In July 2015, Claudio Anderson asked his employer, RHCG Safety Corp., AKA Redhook, for time off to visit his mother in Panama. Anderson’s supervisor, David Scherrer, granted the request. Soon after, Anderson signed a union authorization card. Anderson’s mother told him he did not need to come to Panama after all.

On July 30, 2015, Anderson texted Scherrer, asking if he could work the next two days. Scherrer texted back: “What’s going on with u? U working for Redhook or u working in the union.” Anderson did not reply. Several hours later, Scherrer texted, “U got to tell me what’s going on.” Anderson sent two more texts asking for work. Scherrer responded, “No right now! I filled your spot come meet me tomorrow Not right now”

A few days later, Anderson visited one of Redhook’s jobsites. Scherrer told him there was no work for him. He advised him to speak with Nick Rodriquez, an employee who the company often used to convey messages to Spanish-speaking employees. Anderson did so. When he asked why he couldn’t work, Rodriguez told him that Mr. Garofalo, a Vice-President of Operations, said that Anderson could not work for the company anymore. Anderson took this to mean he was fired.

Anderson’s union filed an unfair labor practice charge against Redhook. An NLRB Regional Director issued a complaint in the case.

After a hearing, an administrative law judge (“ALJ”) found that Anderson was illegally interrogated and discharged in violation of Section 8(a)(1) and (3) of the Act. This section bars employers from interfering in employees’ right to join and be represented by unions.

Redhook appealed to the NLRB.

The Board’s Reasoning

The NLRB agreed with the ALJ that Scherrer’s text message about whether Anderson was working for Redhook or the union was an unlawful interrogation. The Board reasoned: “Scherrer sent the text in direct response to Anderson’s inquiry about whether he could return to work. By juxtaposing working for Redhook with working in the Union, Scherrer’s text strongly suggested that the two were incompatible.” The Board noted that Scherrer neither had nor communicated any legitimate purpose for asking Anderson about the union. Furthermore, Scherrer did not provide Anderson with any assurances against reprisals.

The NLRB rejected Redhook’s contention that a text message cannot be found to constitute an unlawful interrogation. It stated, “an unlawful interrogation need not be face-to-face.” The Board found no reason to allow coercive employer interrogations simply because they were delivered via text message.
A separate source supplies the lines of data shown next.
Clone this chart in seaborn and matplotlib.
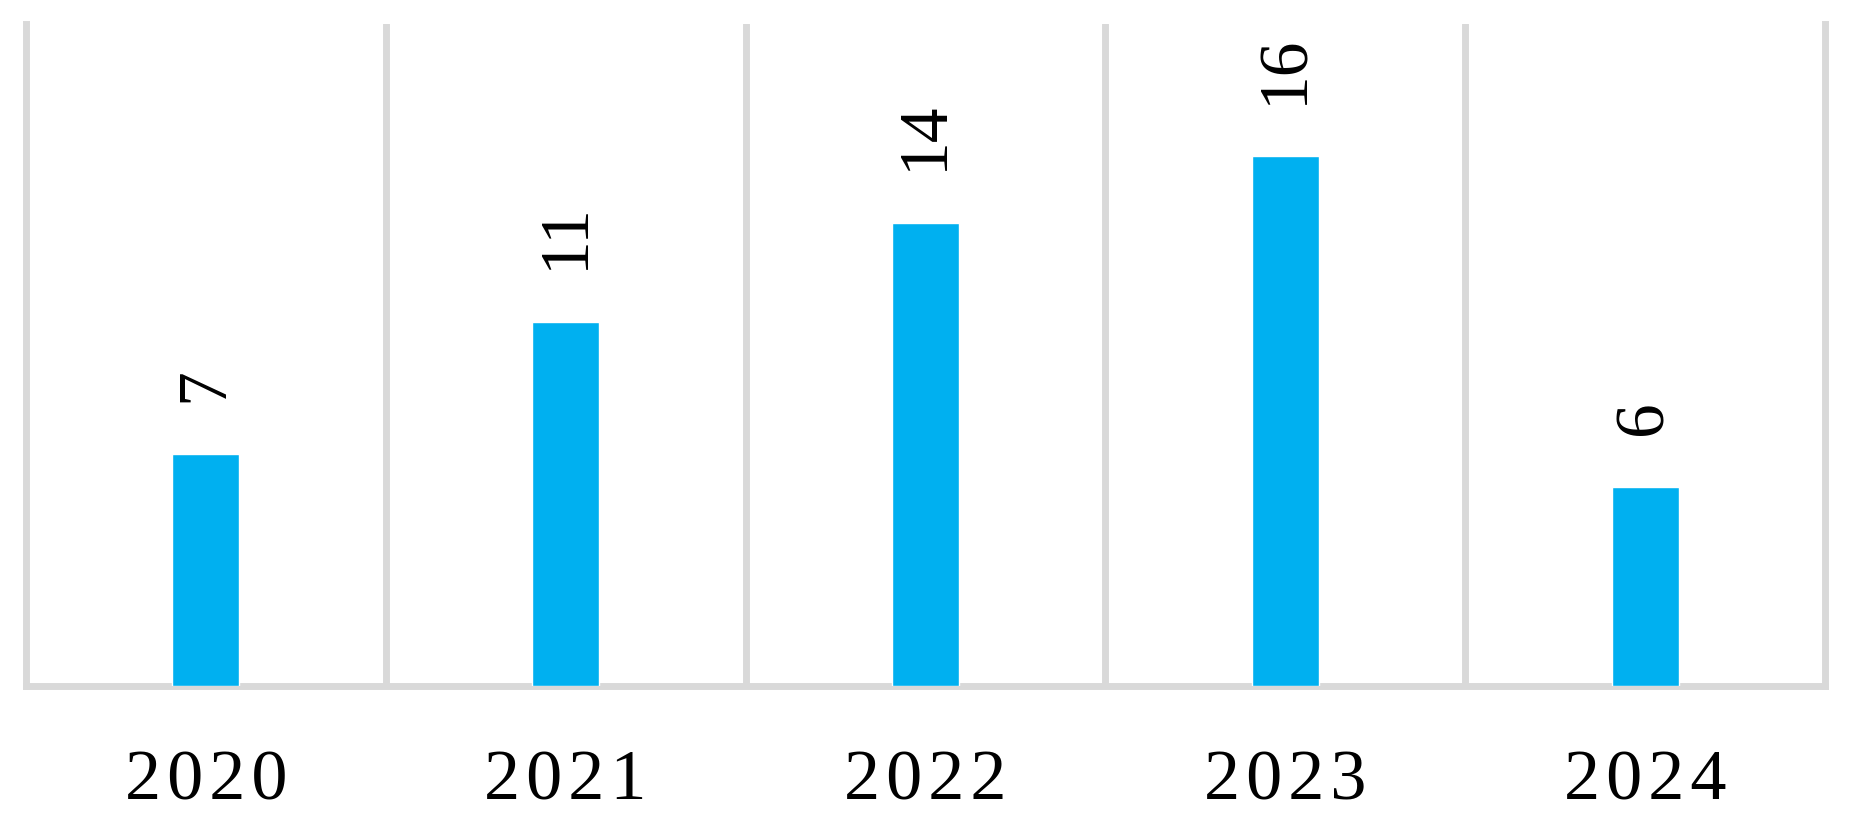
import matplotlib
matplotlib.use("Agg")
from matplotlib import pyplot as plt
import seaborn as sns
import pandas as pd

years = ["2020", "2021", "2022", "2023", "2024"]
counts = [7, 11, 14, 16, 6]

bar_color = "#00B0F0"
grid_color = "#D9D9D9"

sns.set_style("white")
plt.rcParams["font.family"] = ["Liberation Serif", "DejaVu Serif"]
plt.rcParams["text.color"] = "black"
plt.rcParams["xtick.color"] = "black"

df = pd.DataFrame({"year": years, "count": counts})

fig = plt.figure(figsize=(18.53, 8.22), dpi=100)
ax = fig.add_axes([0.01403, 0.16545, 0.97085, 0.80535])

sns.barplot(data=df, x="year", y="count", color=bar_color, saturation=1,
            width=0.186, ax=ax, zorder=3)

ax.set_xlim(-0.5, len(years) - 0.5)
ax.set_ylim(0, 20)
ax.set_yticks([])
ax.set_xlabel("")
ax.set_ylabel("")

# separators between categories
ax.set_xticks([i + 0.5 for i in range(len(years) - 1)], minor=True)
ax.grid(axis="x", which="minor", color=grid_color, linewidth=5)
ax.grid(axis="x", which="major", visible=False)
ax.tick_params(axis="x", which="both", length=0)

for side in ["left", "right", "bottom"]:
    ax.spines[side].set_color(grid_color)
    ax.spines[side].set_linewidth(5)
ax.spines["top"].set_visible(False)

ax.set_xticks(range(len(years)))
ax.set_xticklabels(["\u200a".join(y) for y in years], fontsize=52, color="black")
ax.tick_params(axis="x", which="major", pad=46)

ax.bar_label(ax.containers[0], labels=[str(c) for c in counts],
             rotation=90, padding=38, fontsize=50, color="black")

fig.savefig("out.png", dpi=100)
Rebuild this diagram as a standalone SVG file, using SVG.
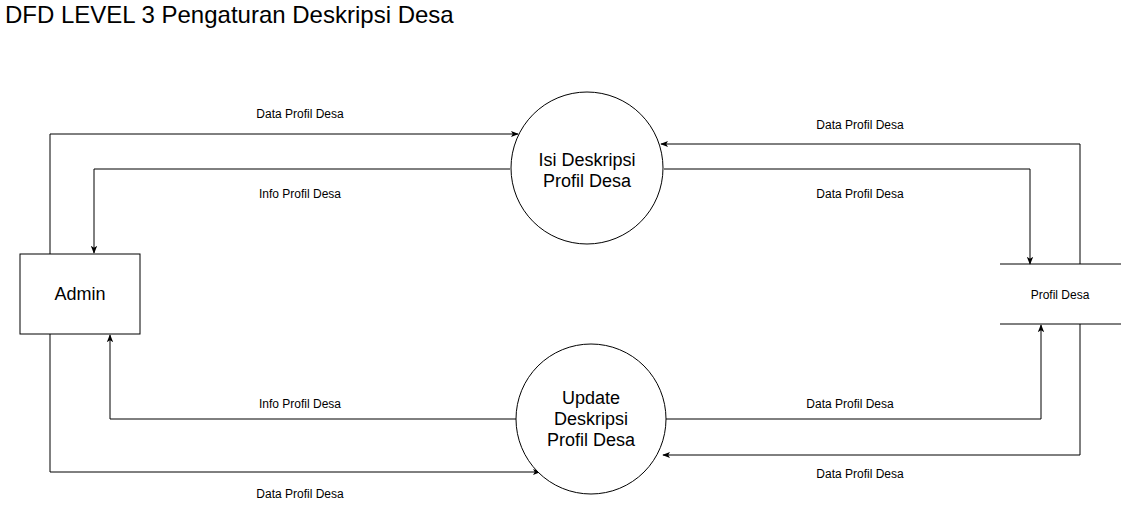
<svg xmlns="http://www.w3.org/2000/svg" width="1121" height="505" viewBox="0 0 1121 505">
<style>
.t{font-family:"Liberation Sans",Arial,sans-serif;fill:#000;text-anchor:middle}
.lbl{font-size:12px}
.nd{font-size:18px}
.ln{fill:none;stroke:#000;stroke-width:1}
.shape{fill:#fff;stroke:#000;stroke-width:1}
</style>
<defs>
<marker id="arr" viewBox="0 0 10 10" refX="9" refY="5" markerWidth="8" markerHeight="8" markerUnits="userSpaceOnUse" orient="auto">
<path d="M0,1 L10,5 L0,9 L2.5,5 Z" fill="#000"/>
</marker>
</defs>
<rect width="1121" height="505" fill="#fff"/>
<text x="5" y="23" style="font-family:'Liberation Sans',Arial,sans-serif;font-size:24px">DFD LEVEL 3 Pengaturan Deskripsi Desa</text>
<g id="connectors">
<path class="ln" d="M50,254 V134 H518" marker-end="url(#arr)"/>
<path class="ln" d="M510,169 H94 V253" marker-end="url(#arr)"/>
<path class="ln" d="M1080,264 V144 H661" marker-end="url(#arr)"/>
<path class="ln" d="M664,169 H1030 V264" marker-end="url(#arr)"/>
<path class="ln" d="M516,419 H110 V335" marker-end="url(#arr)"/>
<path class="ln" d="M50,334 V472 H540" marker-end="url(#arr)"/>
<path class="ln" d="M666,419 H1041 V325" marker-end="url(#arr)"/>
<path class="ln" d="M1080,324 V455 H663" marker-end="url(#arr)"/>
<text class="t lbl" x="300" y="118">Data Profil Desa</text>
<text class="t lbl" x="300" y="198">Info Profil Desa</text>
<text class="t lbl" x="860" y="129">Data Profil Desa</text>
<text class="t lbl" x="860" y="198">Data Profil Desa</text>
<text class="t lbl" x="300" y="408">Info Profil Desa</text>
<text class="t lbl" x="300" y="498">Data Profil Desa</text>
<text class="t lbl" x="850" y="408">Data Profil Desa</text>
<text class="t lbl" x="860" y="478">Data Profil Desa</text>
</g>
<g id="admin">
<rect class="shape" x="20" y="254" width="120" height="80"/>
<text class="t nd" x="80" y="300">Admin</text>
</g>
<g id="isi-deskripsi">
<circle class="shape" cx="587" cy="168" r="76"/>
<text class="t nd" x="587" y="166">Isi Deskripsi</text>
<text class="t nd" x="587" y="187">Profil Desa</text>
</g>
<g id="update-deskripsi">
<circle class="shape" cx="591" cy="419" r="75"/>
<text class="t nd" x="591" y="404">Update</text>
<text class="t nd" x="591" y="425">Deskripsi</text>
<text class="t nd" x="591" y="446">Profil Desa</text>
</g>
<g id="profil-desa-store">
<line class="ln" x1="1000" y1="264" x2="1121" y2="264"/>
<line class="ln" x1="1000" y1="324" x2="1121" y2="324"/>
<text class="t lbl" x="1060" y="299">Profil Desa</text>
</g>
</svg>
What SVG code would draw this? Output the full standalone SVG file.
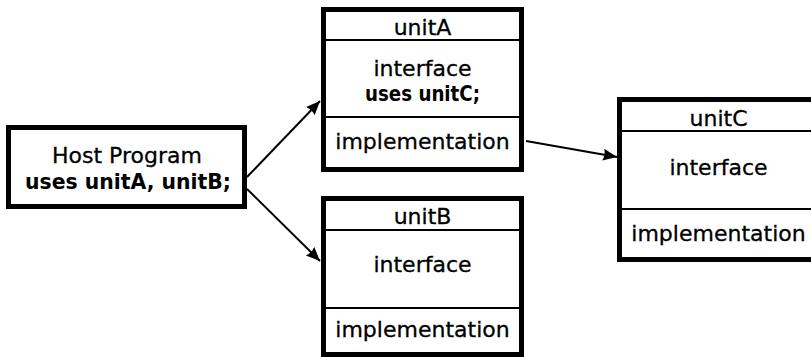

The NLRB also determined Anderson could reasonably conclude that Redhook had discharged him, even though he had not been explicitly told as such. The Board noted that Anderson’s efforts to return to work had been repeatedly rebuffed by Scherrer. Moreover, a Spanish translator told Anderson that a Vice-President of Operations had said he could not work for Redhook anymore.

The NLRB’s Chairman, Phillip Miscimarra, wrote separately to indicate that while he agreed Anderson had been unlawfully interrogated, his interpretation was that Anderson had voluntarily quit his job and Redhook had no work for him at that time.

Significance to Employers

Employers should be vigilant about all of their communications with employees. They should emphasize to their managers and anyone else with supervisory power that protections under the Act apply to a much wider range of communications than those sent from the workplace using company computers. All types of communications are covered: formal and informal; those from devices that are employer-owned of employee-owned; communications sent during work hours and after work; from the office or elsewhere; and conversations conducted face-to-face, emails, phone calls, and texts.